Records provided:
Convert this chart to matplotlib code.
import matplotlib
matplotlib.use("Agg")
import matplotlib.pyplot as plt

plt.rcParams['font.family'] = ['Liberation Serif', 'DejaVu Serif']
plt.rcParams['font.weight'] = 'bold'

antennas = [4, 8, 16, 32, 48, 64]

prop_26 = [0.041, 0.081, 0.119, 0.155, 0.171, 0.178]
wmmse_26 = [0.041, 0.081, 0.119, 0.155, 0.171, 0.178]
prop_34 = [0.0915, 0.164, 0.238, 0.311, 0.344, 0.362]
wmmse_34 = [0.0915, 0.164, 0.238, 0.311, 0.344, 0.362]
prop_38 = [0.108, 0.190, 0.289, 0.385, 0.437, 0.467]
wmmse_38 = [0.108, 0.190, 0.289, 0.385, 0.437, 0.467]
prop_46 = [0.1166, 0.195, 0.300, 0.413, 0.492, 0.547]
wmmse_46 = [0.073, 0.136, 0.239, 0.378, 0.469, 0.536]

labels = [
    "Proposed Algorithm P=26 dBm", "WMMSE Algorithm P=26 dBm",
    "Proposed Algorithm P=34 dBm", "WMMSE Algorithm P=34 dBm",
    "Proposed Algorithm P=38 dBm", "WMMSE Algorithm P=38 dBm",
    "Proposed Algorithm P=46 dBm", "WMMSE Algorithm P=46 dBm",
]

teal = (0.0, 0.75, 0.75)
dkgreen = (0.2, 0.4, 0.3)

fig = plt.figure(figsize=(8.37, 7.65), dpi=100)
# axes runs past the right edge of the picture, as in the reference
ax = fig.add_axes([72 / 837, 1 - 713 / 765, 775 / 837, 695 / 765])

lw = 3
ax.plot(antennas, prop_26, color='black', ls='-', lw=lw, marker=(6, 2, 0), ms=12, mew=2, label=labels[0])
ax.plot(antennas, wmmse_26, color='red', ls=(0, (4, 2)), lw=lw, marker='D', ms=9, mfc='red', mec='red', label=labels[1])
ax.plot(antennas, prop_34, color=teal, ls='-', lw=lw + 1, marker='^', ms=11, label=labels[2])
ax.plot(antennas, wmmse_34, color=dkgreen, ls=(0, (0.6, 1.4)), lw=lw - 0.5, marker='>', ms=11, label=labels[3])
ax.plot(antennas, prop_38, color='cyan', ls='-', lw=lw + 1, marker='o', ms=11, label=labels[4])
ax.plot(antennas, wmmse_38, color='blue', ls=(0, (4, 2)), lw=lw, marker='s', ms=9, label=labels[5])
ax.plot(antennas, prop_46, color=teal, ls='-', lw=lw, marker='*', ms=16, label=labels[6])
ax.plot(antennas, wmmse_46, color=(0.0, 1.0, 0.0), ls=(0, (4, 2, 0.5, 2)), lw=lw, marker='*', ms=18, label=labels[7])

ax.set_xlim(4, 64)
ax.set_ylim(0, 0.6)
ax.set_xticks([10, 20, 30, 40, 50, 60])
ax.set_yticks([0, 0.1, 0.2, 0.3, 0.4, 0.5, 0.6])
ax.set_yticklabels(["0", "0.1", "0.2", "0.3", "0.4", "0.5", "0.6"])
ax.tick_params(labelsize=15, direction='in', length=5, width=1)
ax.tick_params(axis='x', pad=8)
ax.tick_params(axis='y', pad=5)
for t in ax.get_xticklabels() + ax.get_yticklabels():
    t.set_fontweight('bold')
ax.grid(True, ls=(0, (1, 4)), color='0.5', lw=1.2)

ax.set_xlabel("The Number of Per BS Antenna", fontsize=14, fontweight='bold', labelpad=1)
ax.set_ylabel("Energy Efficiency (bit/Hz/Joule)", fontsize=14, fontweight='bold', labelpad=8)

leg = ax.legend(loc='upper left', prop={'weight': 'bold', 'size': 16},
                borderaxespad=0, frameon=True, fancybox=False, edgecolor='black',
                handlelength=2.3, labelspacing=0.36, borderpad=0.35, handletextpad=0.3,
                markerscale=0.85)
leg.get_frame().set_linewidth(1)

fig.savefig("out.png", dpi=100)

---

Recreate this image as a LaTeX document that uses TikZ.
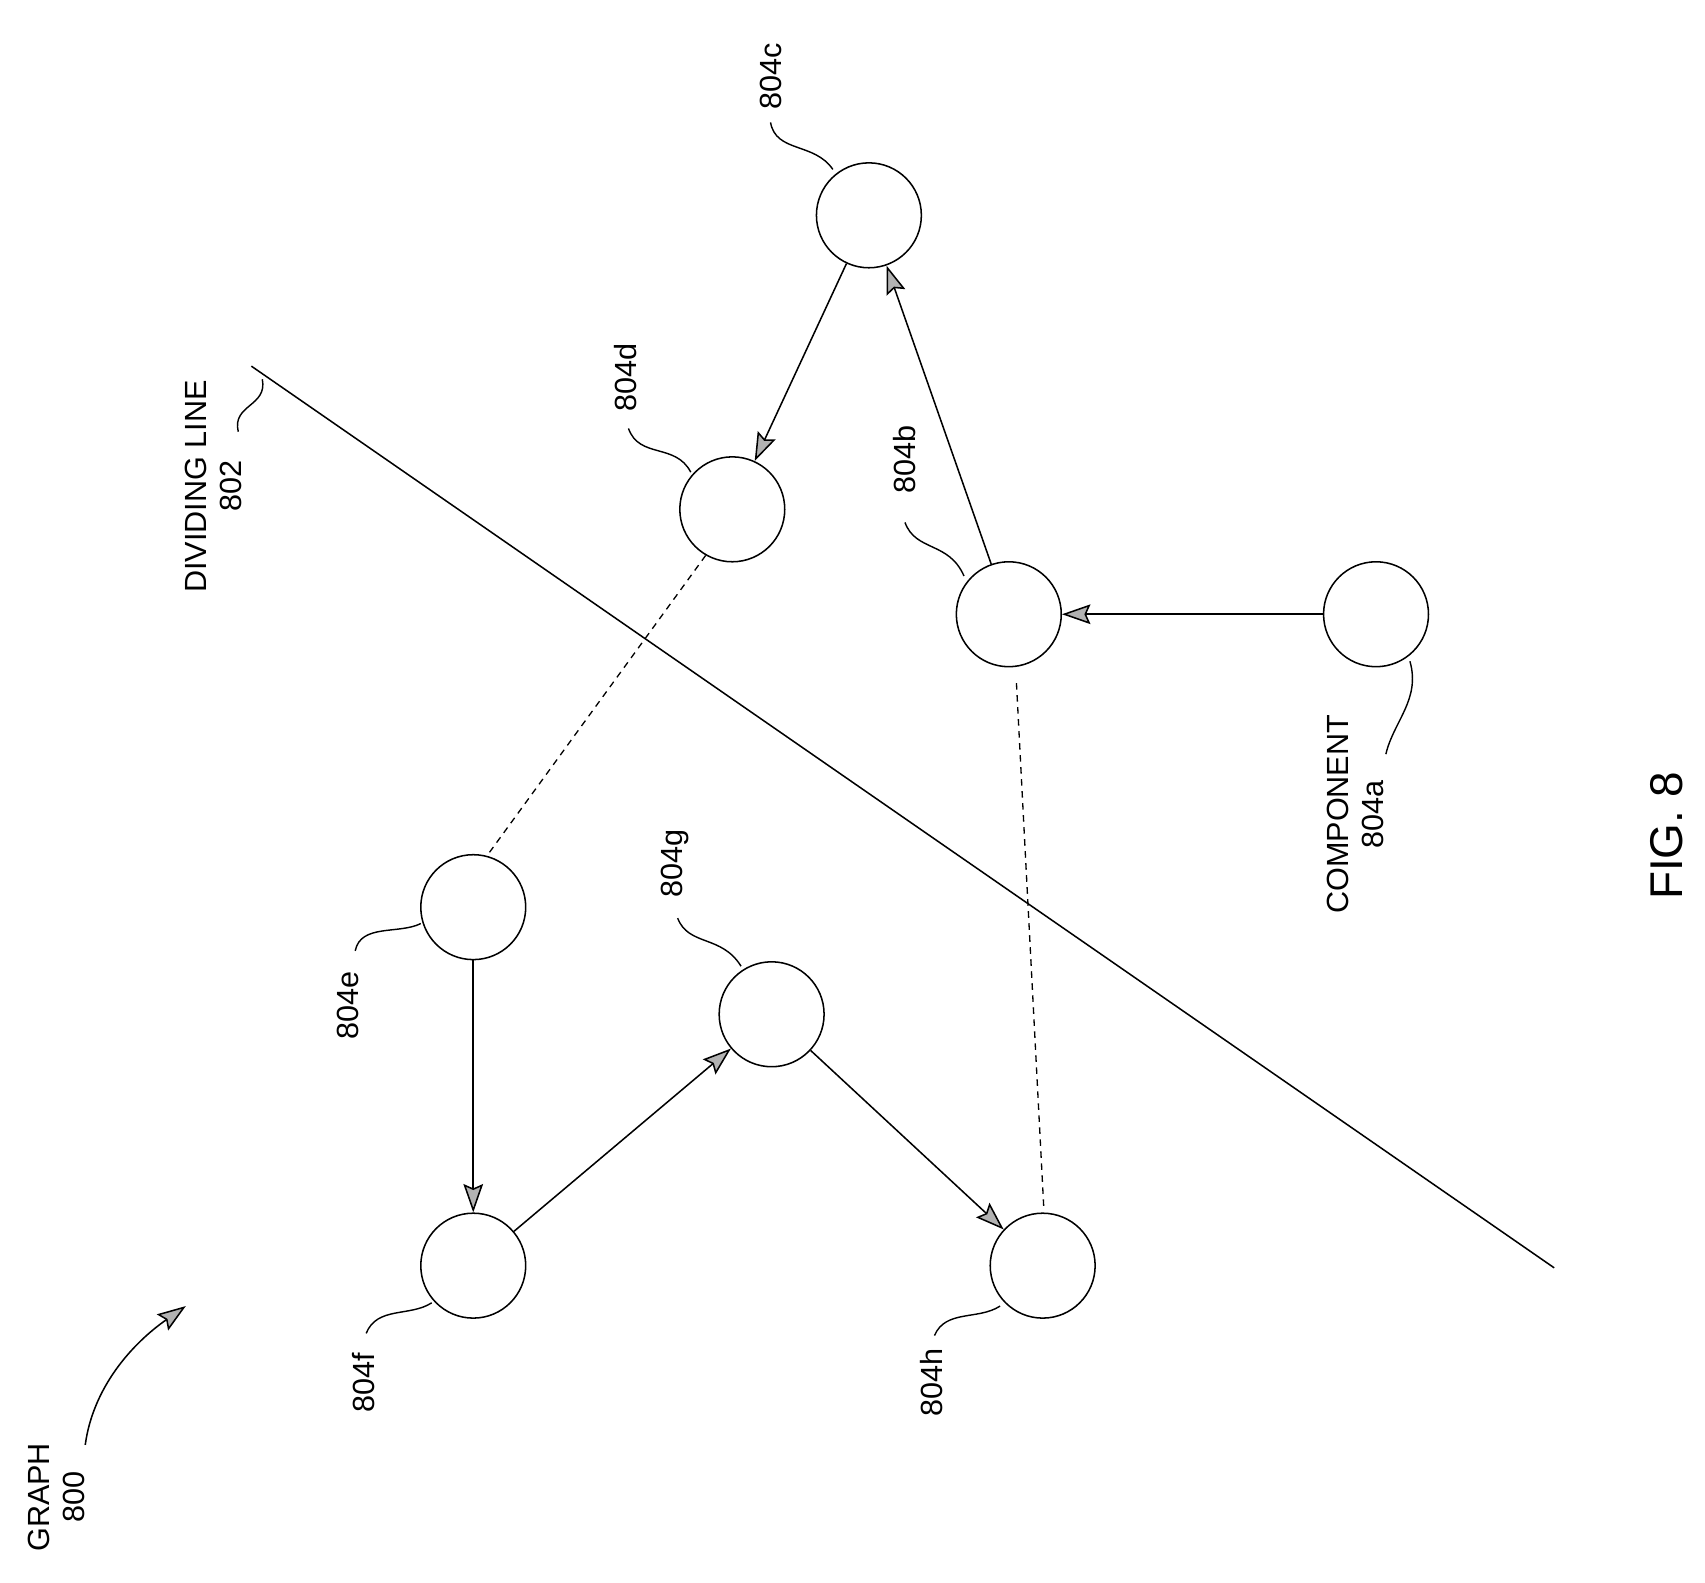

What you should do:
Reproduce exactly the lines from the line with "Convert this chart to matplotlib code." to the line with "antennas = [4, 8, 16, 32, 48, 64]", both end lines included.

Output of the task:
Convert this chart to matplotlib code.
import matplotlib
matplotlib.use("Agg")
import matplotlib.pyplot as plt

plt.rcParams['font.family'] = ['Liberation Serif', 'DejaVu Serif']
plt.rcParams['font.weight'] = 'bold'

antennas = [4, 8, 16, 32, 48, 64]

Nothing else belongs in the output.